Maine de Biran imagine une « connexion causale immédiatement aperçue entre l’action de la volonté et la sensation musculaire » ; mais, si j’apercevais entre mes actes intérieurs et les mouvements de mes membres autre chose qu’un simple rapport de succession je ne distinguerais nullement mes organes de moi-même : les sensations qu’ils produisent en moi me sembleraient l’effet immédiat de ma seule action et le prolongement de mon action même. Si je voyais réellement en moi, non pas une simple succession entre l’action et les signes sensibles du mouvement, mais une action vraiment motrice des muscles, liée au mouvement local par le lien intime de la cause à l’effet, les sensations m’apparaîtraient comme enveloppées dans mes actes et développées par eux, sans le concours d’aucune action étrangère à la mienne.

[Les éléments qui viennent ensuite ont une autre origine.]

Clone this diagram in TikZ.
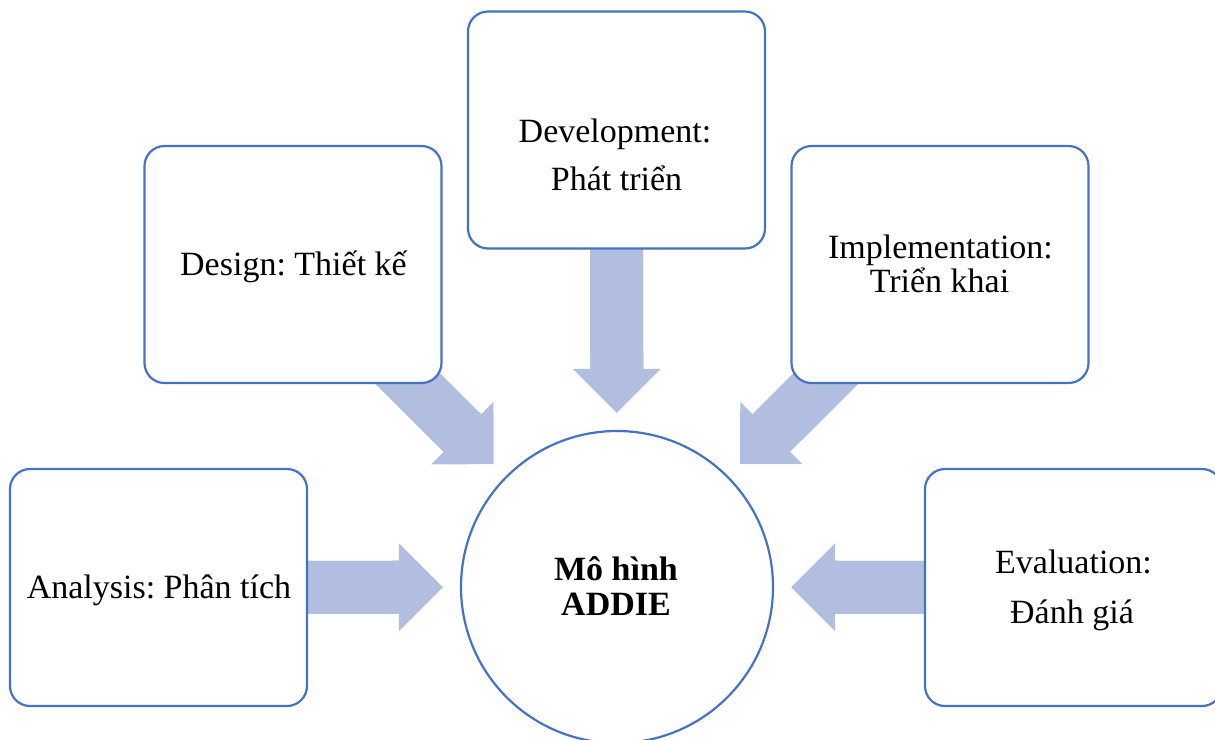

De même, en quel sens peut-on dire, avec M. Ribot, que « les mouvements font partie intégrante des états de conscience, qui, sans eux, disparaissent ou changent de caractère[1] » ? que « le mouvement est dans la conscience même, dans la notion intime du fait psychique » ? — Ce n’est pas en tant que simple changement de relation dans l’espace entre des atomes inertes que le mouvement peut être « dans la conscience même » ; le mouvement, ainsi conçu sous une forme à la fois abstraite et imaginative, c’est-à-dire en somme imaginaire, ne peut faire « partie de la conscience » qu’à titre de représentation, de conception incomplète formée par elle. Ce qui existe dans la conscience, c’est le principe réel du mouvement, son fond interne, c’est-à-dire une action ou réaction ayant pour conséquences des changements intérieurs et des changements locaux. Quant à l’image des mouvements effectués, c’est une représentation de la mémoire, qui encore a besoin d’être interprétée : nous l’interprétons précisément au moyen de cette conscience d’action et de réaction qui seule peut vivifier l’image morte, la figuration immobile des moments successifs d’un mouvement photographiés par le cerveau. C’est donc, non pas seulement par la sensation, mais par la conscience de la réaction, de l’appétit, de la vie, que nous arrivons à la représentation complète et vraiment dynamique du mouvement. Dès lors, le mouvement ne fait « partie de notre conscience » que de deux manières : 1o par son principe actif, qui est l’appétit, le vouloir, avec l’effort de la volonté contre l’obstacle (élément dynamique) ; 2o par la représentation ou souvenir des positions successives dans l’espace qui constituent le mouvement effectué (élément statique).

  1. Revue philosophique : Rôle psychologique des mouvements, mars et avril 1879, p. 11.